- _The problem_
Reproduce this listing in full.

- _Collected material_
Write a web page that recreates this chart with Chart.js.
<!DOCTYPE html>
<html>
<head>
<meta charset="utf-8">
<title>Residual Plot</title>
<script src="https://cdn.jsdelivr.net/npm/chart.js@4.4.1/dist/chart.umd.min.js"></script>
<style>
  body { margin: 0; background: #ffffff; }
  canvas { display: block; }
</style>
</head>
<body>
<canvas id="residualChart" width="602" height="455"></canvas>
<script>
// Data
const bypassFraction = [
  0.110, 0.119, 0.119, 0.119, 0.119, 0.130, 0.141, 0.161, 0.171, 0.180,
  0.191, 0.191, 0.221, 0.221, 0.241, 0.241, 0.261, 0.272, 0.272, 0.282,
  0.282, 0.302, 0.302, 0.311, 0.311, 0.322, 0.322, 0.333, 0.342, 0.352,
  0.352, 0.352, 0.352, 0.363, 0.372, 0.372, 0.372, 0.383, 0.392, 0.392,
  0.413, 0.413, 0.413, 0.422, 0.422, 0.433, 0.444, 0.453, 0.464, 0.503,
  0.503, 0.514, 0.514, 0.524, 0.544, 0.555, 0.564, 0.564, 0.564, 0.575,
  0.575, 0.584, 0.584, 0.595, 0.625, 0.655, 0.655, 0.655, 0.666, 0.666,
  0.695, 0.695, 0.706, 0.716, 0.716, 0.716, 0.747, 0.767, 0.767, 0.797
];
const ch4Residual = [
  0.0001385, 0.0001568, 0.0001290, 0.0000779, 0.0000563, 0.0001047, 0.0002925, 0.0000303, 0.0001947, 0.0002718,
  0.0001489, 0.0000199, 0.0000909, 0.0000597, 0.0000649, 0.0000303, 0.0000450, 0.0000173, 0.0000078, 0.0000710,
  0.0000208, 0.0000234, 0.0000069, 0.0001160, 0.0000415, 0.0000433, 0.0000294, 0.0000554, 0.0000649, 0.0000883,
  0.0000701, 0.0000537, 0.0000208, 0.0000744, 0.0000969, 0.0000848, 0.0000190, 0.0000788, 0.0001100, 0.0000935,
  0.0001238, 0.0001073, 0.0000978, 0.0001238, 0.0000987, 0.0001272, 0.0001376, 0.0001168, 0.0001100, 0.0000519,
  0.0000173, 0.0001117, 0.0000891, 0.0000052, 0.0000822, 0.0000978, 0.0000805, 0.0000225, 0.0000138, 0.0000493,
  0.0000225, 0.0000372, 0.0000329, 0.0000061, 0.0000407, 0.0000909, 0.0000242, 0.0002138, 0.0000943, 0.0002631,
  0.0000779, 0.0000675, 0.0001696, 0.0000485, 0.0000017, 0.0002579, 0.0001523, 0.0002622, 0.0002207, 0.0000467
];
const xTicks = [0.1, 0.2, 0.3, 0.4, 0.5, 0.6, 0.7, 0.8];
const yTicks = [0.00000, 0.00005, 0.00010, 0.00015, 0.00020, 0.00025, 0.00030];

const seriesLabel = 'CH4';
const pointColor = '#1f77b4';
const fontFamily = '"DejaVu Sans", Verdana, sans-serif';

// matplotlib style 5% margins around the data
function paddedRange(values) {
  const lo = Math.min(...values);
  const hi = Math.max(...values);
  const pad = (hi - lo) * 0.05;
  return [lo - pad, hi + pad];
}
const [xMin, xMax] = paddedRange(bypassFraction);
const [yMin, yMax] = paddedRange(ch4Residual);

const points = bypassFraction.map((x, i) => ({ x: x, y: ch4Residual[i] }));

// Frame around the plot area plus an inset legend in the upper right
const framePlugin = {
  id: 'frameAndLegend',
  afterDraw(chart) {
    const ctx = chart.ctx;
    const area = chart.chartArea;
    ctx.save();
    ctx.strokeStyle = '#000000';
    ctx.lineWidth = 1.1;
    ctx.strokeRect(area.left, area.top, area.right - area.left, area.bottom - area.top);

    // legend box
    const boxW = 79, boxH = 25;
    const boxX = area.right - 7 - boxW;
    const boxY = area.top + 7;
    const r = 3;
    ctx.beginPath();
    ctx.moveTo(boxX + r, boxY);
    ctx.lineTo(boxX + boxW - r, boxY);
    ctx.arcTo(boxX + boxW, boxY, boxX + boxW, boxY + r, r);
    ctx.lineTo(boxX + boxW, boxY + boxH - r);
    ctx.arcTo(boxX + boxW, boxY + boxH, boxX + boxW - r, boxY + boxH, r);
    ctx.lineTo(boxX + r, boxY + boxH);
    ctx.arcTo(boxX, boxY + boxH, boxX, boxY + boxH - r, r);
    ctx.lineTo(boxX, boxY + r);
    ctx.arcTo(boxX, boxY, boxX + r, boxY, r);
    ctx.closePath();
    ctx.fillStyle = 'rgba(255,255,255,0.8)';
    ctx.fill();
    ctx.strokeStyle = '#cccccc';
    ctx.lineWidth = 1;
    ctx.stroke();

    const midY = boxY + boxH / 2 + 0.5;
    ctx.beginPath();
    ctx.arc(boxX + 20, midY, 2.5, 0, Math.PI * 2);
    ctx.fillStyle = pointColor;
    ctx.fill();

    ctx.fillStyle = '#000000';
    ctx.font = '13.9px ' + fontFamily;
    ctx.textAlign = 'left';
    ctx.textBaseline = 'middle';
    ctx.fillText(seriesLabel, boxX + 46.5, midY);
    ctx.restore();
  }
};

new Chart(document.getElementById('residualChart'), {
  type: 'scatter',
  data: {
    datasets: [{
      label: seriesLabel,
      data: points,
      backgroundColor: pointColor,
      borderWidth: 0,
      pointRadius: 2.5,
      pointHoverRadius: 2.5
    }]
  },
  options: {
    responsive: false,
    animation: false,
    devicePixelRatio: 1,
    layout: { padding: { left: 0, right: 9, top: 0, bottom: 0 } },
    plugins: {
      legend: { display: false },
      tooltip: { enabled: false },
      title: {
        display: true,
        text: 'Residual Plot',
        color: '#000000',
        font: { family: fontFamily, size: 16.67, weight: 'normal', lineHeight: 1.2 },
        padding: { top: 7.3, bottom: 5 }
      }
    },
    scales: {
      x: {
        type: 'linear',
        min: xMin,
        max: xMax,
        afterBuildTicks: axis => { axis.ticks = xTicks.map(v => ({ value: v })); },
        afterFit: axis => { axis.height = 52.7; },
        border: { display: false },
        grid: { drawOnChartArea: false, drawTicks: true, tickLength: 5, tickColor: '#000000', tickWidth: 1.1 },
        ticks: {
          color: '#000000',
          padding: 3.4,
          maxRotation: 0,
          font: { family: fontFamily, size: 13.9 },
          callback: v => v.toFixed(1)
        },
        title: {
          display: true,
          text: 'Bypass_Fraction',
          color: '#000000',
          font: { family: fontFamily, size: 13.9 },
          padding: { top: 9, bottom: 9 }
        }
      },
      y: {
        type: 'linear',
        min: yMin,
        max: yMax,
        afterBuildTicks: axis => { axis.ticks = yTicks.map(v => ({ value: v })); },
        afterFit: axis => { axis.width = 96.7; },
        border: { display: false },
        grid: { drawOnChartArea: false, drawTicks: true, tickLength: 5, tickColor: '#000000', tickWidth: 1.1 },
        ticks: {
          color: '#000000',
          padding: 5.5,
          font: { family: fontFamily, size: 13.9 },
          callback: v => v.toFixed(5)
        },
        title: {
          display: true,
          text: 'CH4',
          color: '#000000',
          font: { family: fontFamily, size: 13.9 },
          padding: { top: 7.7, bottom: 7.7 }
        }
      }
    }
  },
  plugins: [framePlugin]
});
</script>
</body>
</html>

- _Solved problem_
Write a web page that recreates this chart with Chart.js.
<!DOCTYPE html>
<html>
<head>
<meta charset="utf-8">
<title>Residual Plot</title>
<script src="https://cdn.jsdelivr.net/npm/chart.js@4.4.1/dist/chart.umd.min.js"></script>
<style>
  body { margin: 0; background: #ffffff; }
  canvas { display: block; }
</style>
</head>
<body>
<canvas id="residualChart" width="602" height="455"></canvas>
<script>
// Data
const bypassFraction = [
  0.110, 0.119, 0.119, 0.119, 0.119, 0.130, 0.141, 0.161, 0.171, 0.180,
  0.191, 0.191, 0.221, 0.221, 0.241, 0.241, 0.261, 0.272, 0.272, 0.282,
  0.282, 0.302, 0.302, 0.311, 0.311, 0.322, 0.322, 0.333, 0.342, 0.352,
  0.352, 0.352, 0.352, 0.363, 0.372, 0.372, 0.372, 0.383, 0.392, 0.392,
  0.413, 0.413, 0.413, 0.422, 0.422, 0.433, 0.444, 0.453, 0.464, 0.503,
  0.503, 0.514, 0.514, 0.524, 0.544, 0.555, 0.564, 0.564, 0.564, 0.575,
  0.575, 0.584, 0.584, 0.595, 0.625, 0.655, 0.655, 0.655, 0.666, 0.666,
  0.695, 0.695, 0.706, 0.716, 0.716, 0.716, 0.747, 0.767, 0.767, 0.797
];
const ch4Residual = [
  0.0001385, 0.0001568, 0.0001290, 0.0000779, 0.0000563, 0.0001047, 0.0002925, 0.0000303, 0.0001947, 0.0002718,
  0.0001489, 0.0000199, 0.0000909, 0.0000597, 0.0000649, 0.0000303, 0.0000450, 0.0000173, 0.0000078, 0.0000710,
  0.0000208, 0.0000234, 0.0000069, 0.0001160, 0.0000415, 0.0000433, 0.0000294, 0.0000554, 0.0000649, 0.0000883,
  0.0000701, 0.0000537, 0.0000208, 0.0000744, 0.0000969, 0.0000848, 0.0000190, 0.0000788, 0.0001100, 0.0000935,
  0.0001238, 0.0001073, 0.0000978, 0.0001238, 0.0000987, 0.0001272, 0.0001376, 0.0001168, 0.0001100, 0.0000519,
  0.0000173, 0.0001117, 0.0000891, 0.0000052, 0.0000822, 0.0000978, 0.0000805, 0.0000225, 0.0000138, 0.0000493,
  0.0000225, 0.0000372, 0.0000329, 0.0000061, 0.0000407, 0.0000909, 0.0000242, 0.0002138, 0.0000943, 0.0002631,
  0.0000779, 0.0000675, 0.0001696, 0.0000485, 0.0000017, 0.0002579, 0.0001523, 0.0002622, 0.0002207, 0.0000467
];
const xTicks = [0.1, 0.2, 0.3, 0.4, 0.5, 0.6, 0.7, 0.8];
const yTicks = [0.00000, 0.00005, 0.00010, 0.00015, 0.00020, 0.00025, 0.00030];

const seriesLabel = 'CH4';
const pointColor = '#1f77b4';
const fontFamily = '"DejaVu Sans", Verdana, sans-serif';

// matplotlib style 5% margins around the data
function paddedRange(values) {
  const lo = Math.min(...values);
  const hi = Math.max(...values);
  const pad = (hi - lo) * 0.05;
  return [lo - pad, hi + pad];
}
const [xMin, xMax] = paddedRange(bypassFraction);
const [yMin, yMax] = paddedRange(ch4Residual);

const points = bypassFraction.map((x, i) => ({ x: x, y: ch4Residual[i] }));

// Frame around the plot area plus an inset legend in the upper right
const framePlugin = {
  id: 'frameAndLegend',
  afterDraw(chart) {
    const ctx = chart.ctx;
    const area = chart.chartArea;
    ctx.save();
    ctx.strokeStyle = '#000000';
    ctx.lineWidth = 1.1;
    ctx.strokeRect(area.left, area.top, area.right - area.left, area.bottom - area.top);

    // legend box
    const boxW = 79, boxH = 25;
    const boxX = area.right - 7 - boxW;
    const boxY = area.top + 7;
    const r = 3;
    ctx.beginPath();
    ctx.moveTo(boxX + r, boxY);
    ctx.lineTo(boxX + boxW - r, boxY);
    ctx.arcTo(boxX + boxW, boxY, boxX + boxW, boxY + r, r);
    ctx.lineTo(boxX + boxW, boxY + boxH - r);
    ctx.arcTo(boxX + boxW, boxY + boxH, boxX + boxW - r, boxY + boxH, r);
    ctx.lineTo(boxX + r, boxY + boxH);
    ctx.arcTo(boxX, boxY + boxH, boxX, boxY + boxH - r, r);
    ctx.lineTo(boxX, boxY + r);
    ctx.arcTo(boxX, boxY, boxX + r, boxY, r);
    ctx.closePath();
    ctx.fillStyle = 'rgba(255,255,255,0.8)';
    ctx.fill();
    ctx.strokeStyle = '#cccccc';
    ctx.lineWidth = 1;
    ctx.stroke();

    const midY = boxY + boxH / 2 + 0.5;
    ctx.beginPath();
    ctx.arc(boxX + 20, midY, 2.5, 0, Math.PI * 2);
    ctx.fillStyle = pointColor;
    ctx.fill();

    ctx.fillStyle = '#000000';
    ctx.font = '13.9px ' + fontFamily;
    ctx.textAlign = 'left';
    ctx.textBaseline = 'middle';
    ctx.fillText(seriesLabel, boxX + 46.5, midY);
    ctx.restore();
  }
};

new Chart(document.getElementById('residualChart'), {
  type: 'scatter',
  data: {
    datasets: [{
      label: seriesLabel,
      data: points,
      backgroundColor: pointColor,
      borderWidth: 0,
      pointRadius: 2.5,
      pointHoverRadius: 2.5
    }]
  },
  options: {
    responsive: false,
    animation: false,
    devicePixelRatio: 1,
    layout: { padding: { left: 0, right: 9, top: 0, bottom: 0 } },
    plugins: {
      legend: { display: false },
      tooltip: { enabled: false },
      title: {
        display: true,
        text: 'Residual Plot',
        color: '#000000',
        font: { family: fontFamily, size: 16.67, weight: 'normal', lineHeight: 1.2 },
        padding: { top: 7.3, bottom: 5 }
      }
    },
    scales: {
      x: {
        type: 'linear',
        min: xMin,
        max: xMax,
        afterBuildTicks: axis => { axis.ticks = xTicks.map(v => ({ value: v })); },
        afterFit: axis => { axis.height = 52.7; },
        border: { display: false },
        grid: { drawOnChartArea: false, drawTicks: true, tickLength: 5, tickColor: '#000000', tickWidth: 1.1 },
        ticks: {
          color: '#000000',
          padding: 3.4,
          maxRotation: 0,
          font: { family: fontFamily, size: 13.9 },
          callback: v => v.toFixed(1)
        },
        title: {
          display: true,
          text: 'Bypass_Fraction',
          color: '#000000',
          font: { family: fontFamily, size: 13.9 },
          padding: { top: 9, bottom: 9 }
        }
      },
      y: {
        type: 'linear',
        min: yMin,
        max: yMax,
        afterBuildTicks: axis => { axis.ticks = yTicks.map(v => ({ value: v })); },
        afterFit: axis => { axis.width = 96.7; },
        border: { display: false },
        grid: { drawOnChartArea: false, drawTicks: true, tickLength: 5, tickColor: '#000000', tickWidth: 1.1 },
        ticks: {
          color: '#000000',
          padding: 5.5,
          font: { family: fontFamily, size: 13.9 },
          callback: v => v.toFixed(5)
        },
        title: {
          display: true,
          text: 'CH4',
          color: '#000000',
          font: { family: fontFamily, size: 13.9 },
          padding: { top: 7.7, bottom: 7.7 }
        }
      }
    }
  },
  plugins: [framePlugin]
});
</script>
</body>
</html>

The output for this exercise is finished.